Inspired by a puzzle I found in a book I picked up at the thrift store, I decided to change up how I normally kick off the school year and engage students with a whole lot of math and critical thinking on the first day. This resulted in the first day of school being full of math talk, cooperative group work, and a much-needed review of the order of operations.  I loved seeing how other teachers took this idea and modified it for their own classrooms on the first day of school.

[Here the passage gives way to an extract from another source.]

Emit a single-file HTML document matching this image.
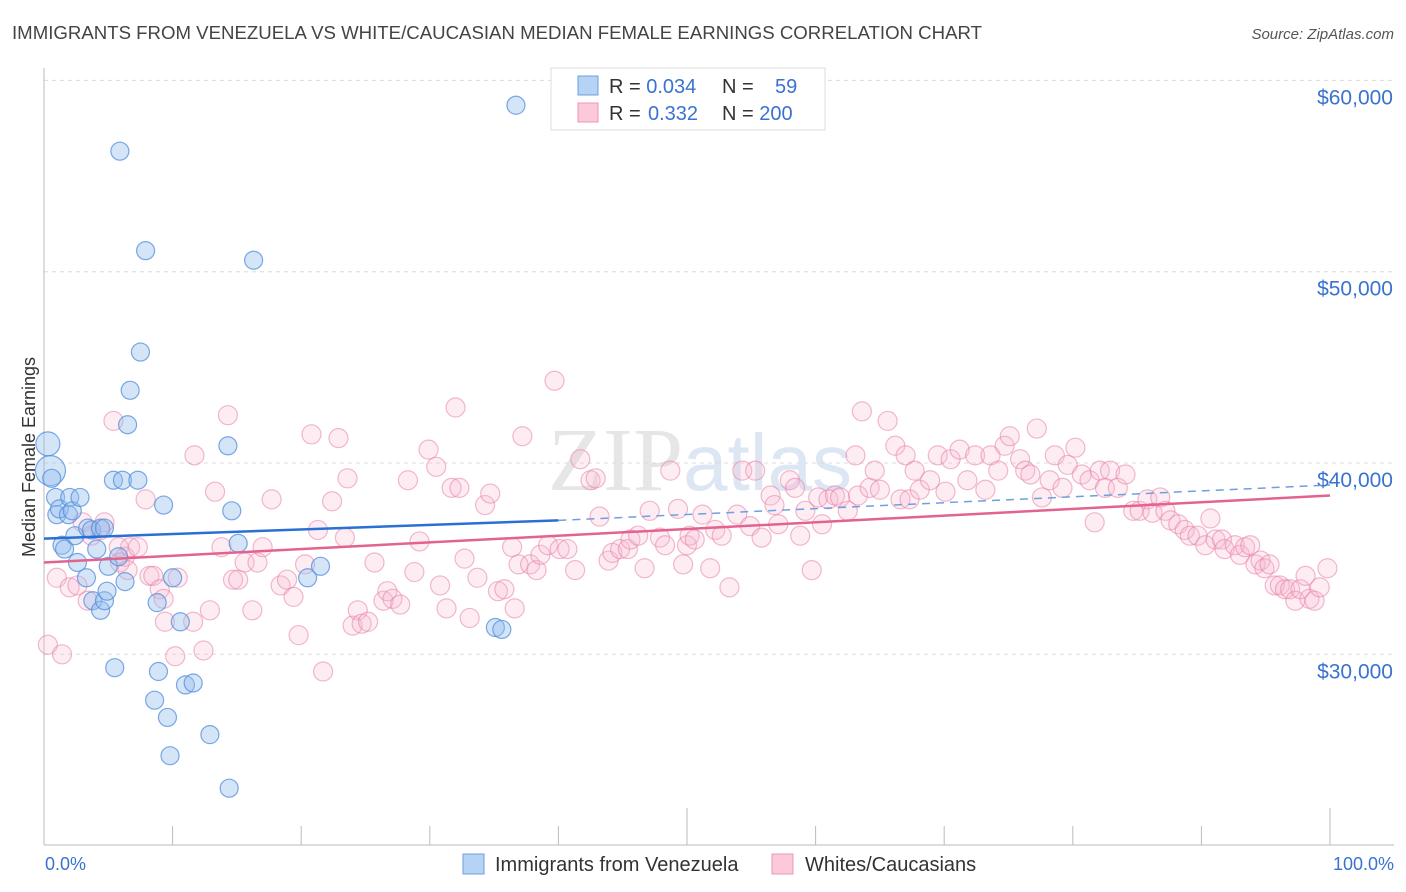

Another favorite task of mine is a yearly bulletin board challenge that I post at the beginning of each new calendar year. This was my third most viewed post of the year with over six thousand page-views. The challenge for students is to take the all of the digits in the year (2,0, 1, and 8) and the mathematical operators of your choice (add, subtract, multiply, divide, factorial, exponents, etc) and create a mathematical expression equivalent to each number from 1 to 100. It's a ton of fun, and my students get really engaged every single year without fail. This reminds me that I need to get to work to get my 2019 Challenge printed soon!

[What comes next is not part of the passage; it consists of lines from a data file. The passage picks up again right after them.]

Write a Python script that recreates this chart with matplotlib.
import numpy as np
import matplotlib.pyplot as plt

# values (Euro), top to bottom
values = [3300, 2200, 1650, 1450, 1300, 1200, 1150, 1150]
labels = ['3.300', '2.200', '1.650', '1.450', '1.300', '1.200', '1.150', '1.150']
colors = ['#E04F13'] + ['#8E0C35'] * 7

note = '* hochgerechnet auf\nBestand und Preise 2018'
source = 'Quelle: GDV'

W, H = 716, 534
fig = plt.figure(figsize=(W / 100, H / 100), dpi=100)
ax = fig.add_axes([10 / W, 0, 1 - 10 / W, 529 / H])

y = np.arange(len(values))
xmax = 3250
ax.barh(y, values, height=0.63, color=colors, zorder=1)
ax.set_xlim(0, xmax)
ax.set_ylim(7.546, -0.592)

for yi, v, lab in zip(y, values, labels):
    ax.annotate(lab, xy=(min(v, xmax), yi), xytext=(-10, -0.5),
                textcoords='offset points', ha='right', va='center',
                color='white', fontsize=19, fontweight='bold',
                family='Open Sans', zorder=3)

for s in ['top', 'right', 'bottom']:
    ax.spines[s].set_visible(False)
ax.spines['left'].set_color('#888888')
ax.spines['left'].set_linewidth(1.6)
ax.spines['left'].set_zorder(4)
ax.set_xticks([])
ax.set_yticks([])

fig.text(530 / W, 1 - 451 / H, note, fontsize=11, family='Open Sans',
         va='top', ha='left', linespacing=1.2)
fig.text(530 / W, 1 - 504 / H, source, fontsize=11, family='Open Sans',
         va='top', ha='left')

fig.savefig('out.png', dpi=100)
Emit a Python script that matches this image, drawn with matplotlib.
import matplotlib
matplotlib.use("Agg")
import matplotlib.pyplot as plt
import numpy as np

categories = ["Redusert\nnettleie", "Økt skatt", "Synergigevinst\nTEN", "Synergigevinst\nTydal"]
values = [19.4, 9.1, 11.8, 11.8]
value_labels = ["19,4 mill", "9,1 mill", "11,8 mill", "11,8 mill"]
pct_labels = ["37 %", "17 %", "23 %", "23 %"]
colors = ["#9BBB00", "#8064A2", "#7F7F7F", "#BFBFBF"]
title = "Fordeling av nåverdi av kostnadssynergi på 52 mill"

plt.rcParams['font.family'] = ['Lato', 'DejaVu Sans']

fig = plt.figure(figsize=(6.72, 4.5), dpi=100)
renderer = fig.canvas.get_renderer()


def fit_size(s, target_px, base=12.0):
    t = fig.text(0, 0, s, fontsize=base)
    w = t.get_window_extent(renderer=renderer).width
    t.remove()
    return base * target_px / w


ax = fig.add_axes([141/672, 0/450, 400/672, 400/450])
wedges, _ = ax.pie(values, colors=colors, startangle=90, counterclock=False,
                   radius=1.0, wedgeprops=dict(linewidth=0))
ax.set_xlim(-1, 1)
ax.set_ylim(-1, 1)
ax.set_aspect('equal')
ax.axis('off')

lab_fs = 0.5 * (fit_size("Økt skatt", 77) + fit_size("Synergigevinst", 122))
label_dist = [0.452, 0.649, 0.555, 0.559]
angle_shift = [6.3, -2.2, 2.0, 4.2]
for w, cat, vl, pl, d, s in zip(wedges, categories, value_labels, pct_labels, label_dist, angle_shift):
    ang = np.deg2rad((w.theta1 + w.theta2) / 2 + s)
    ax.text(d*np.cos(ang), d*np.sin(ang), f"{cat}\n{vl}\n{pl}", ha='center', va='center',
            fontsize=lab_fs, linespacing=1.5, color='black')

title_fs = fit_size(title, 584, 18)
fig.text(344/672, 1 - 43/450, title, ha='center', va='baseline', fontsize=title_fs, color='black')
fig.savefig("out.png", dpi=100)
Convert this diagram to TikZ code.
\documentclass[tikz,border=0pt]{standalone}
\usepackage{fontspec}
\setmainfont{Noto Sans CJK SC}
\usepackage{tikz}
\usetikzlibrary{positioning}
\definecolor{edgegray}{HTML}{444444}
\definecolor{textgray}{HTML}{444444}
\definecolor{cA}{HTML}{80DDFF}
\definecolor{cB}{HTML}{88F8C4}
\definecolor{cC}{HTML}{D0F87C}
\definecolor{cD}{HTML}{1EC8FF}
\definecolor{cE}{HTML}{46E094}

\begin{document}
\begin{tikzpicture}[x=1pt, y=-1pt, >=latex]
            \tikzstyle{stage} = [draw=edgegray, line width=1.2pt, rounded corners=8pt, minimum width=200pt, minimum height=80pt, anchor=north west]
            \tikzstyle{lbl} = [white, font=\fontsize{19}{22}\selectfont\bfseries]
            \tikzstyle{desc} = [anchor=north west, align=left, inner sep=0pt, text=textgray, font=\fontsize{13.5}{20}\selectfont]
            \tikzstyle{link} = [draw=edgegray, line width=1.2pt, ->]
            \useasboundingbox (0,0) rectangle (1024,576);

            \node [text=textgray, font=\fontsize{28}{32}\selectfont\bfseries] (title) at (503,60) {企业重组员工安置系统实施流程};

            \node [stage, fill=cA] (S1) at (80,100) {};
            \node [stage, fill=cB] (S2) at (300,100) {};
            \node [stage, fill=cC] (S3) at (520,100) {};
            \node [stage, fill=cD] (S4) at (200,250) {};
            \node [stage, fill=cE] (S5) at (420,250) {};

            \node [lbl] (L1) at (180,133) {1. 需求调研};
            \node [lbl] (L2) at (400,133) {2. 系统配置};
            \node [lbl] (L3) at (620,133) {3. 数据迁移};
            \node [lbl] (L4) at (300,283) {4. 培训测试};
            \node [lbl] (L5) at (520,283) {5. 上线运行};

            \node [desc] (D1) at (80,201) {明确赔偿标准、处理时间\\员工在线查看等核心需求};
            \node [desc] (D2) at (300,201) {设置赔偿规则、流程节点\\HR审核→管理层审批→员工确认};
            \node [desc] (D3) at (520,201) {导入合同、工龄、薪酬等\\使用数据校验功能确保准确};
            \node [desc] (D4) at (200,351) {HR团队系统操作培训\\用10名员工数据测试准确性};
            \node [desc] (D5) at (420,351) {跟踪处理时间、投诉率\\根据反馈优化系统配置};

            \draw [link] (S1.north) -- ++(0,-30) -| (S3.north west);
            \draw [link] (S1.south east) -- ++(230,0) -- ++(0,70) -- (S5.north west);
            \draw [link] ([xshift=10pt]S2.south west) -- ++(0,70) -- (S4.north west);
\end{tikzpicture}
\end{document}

It's no secret that I LOVE decorating my math classroom. And, I love sharing the posters I create on my blog with you guys. So, I guess it's no surprise that the pictures I posted of my new classroom at my new school were so popular here on the blog.

I regularly post round-ups on Mondays on my blog of the awesomeness I have seen in recent times on Twitter. This is a great way to remind myself of the great ideas I want to use in my classroom someday. And, it's a great way to highlight the amazing work of others that the math teacher community deserves to see. I'm not entirely sure what was extra special about Volume 35, but it had nearly five times the views as a normal Monday Must Reads post. I guess that means you should check it out!

I guess one of the reasons my blogging volume has decreased is that I no longer have interactive notebook pages to share on my blog. I decided that with Algebra 2 and Pre-Calc classes of 30 kids that I would help save my sanity this year by moving to binders instead of INBs. It has definitely saved me time both in class and out of class, but I do miss how attached students ended up getting to their notebooks. It's just not the same with binders. So, if you want to see some of my most favorite INB pages ever, check out this post!

I was a little negligent at getting the photos of LAST year's classroom posted until the school year was entirely over. While you will notice some similarities between last year's classroom and this year's when it comes to some of the posters, there are many differences since I went from teaching Algebra 1 and Chemistry to teaching Algebra 2 and Pre-Calc.

For several years, I got very discouraged while working at my old school because there was absolutely no celebration or even mention of Teacher Appreciation Week. I would log on to twitter to see other teachers posting photos of being showered with free food, gifts, and sweet notes from students. After awhile, I decided to stop being sad and start doing something about it. Last year, I decided to have my students celebrate the teachers in our school by voting for superlative awards. Teachers were voted to categories such as "Most Organized," "Most Inspiring," "Best Story Teller," "Funniest," or "Most Likely to Win Jeopardy." Each teacher's winning superlative was posted on a certificate outside their door for the whole school to read. The teachers loved them, and the students loved walking around to see what award each student had won.

Last school year, I was really good at putting a new puzzle on our puzzle table each week. This Mixed Emotions Puzzle from The Big, Big, Big Book of Brainteasers (affiliate link) turned out to be the most popular puzzle post of 2018. Want even more puzzles? Check out the Puzzles Tab at the top of my blog!

Seeing this activity makes me really, really, really miss teaching intro to polynomials in Algebra 1. I created this activity this past year to give my students extra practice with naming and classifying polynomials. I love that this activity is open-ended in a way since there are several possible solutions. There are a few cards that MUST go in a certain place, but students normally don't figure that out without a bit of discussion and trial and error. I think I will have to pull this activity out and use it as a refresher with my Algebra 2 classes as we will be starting polynomials after Christmas Break.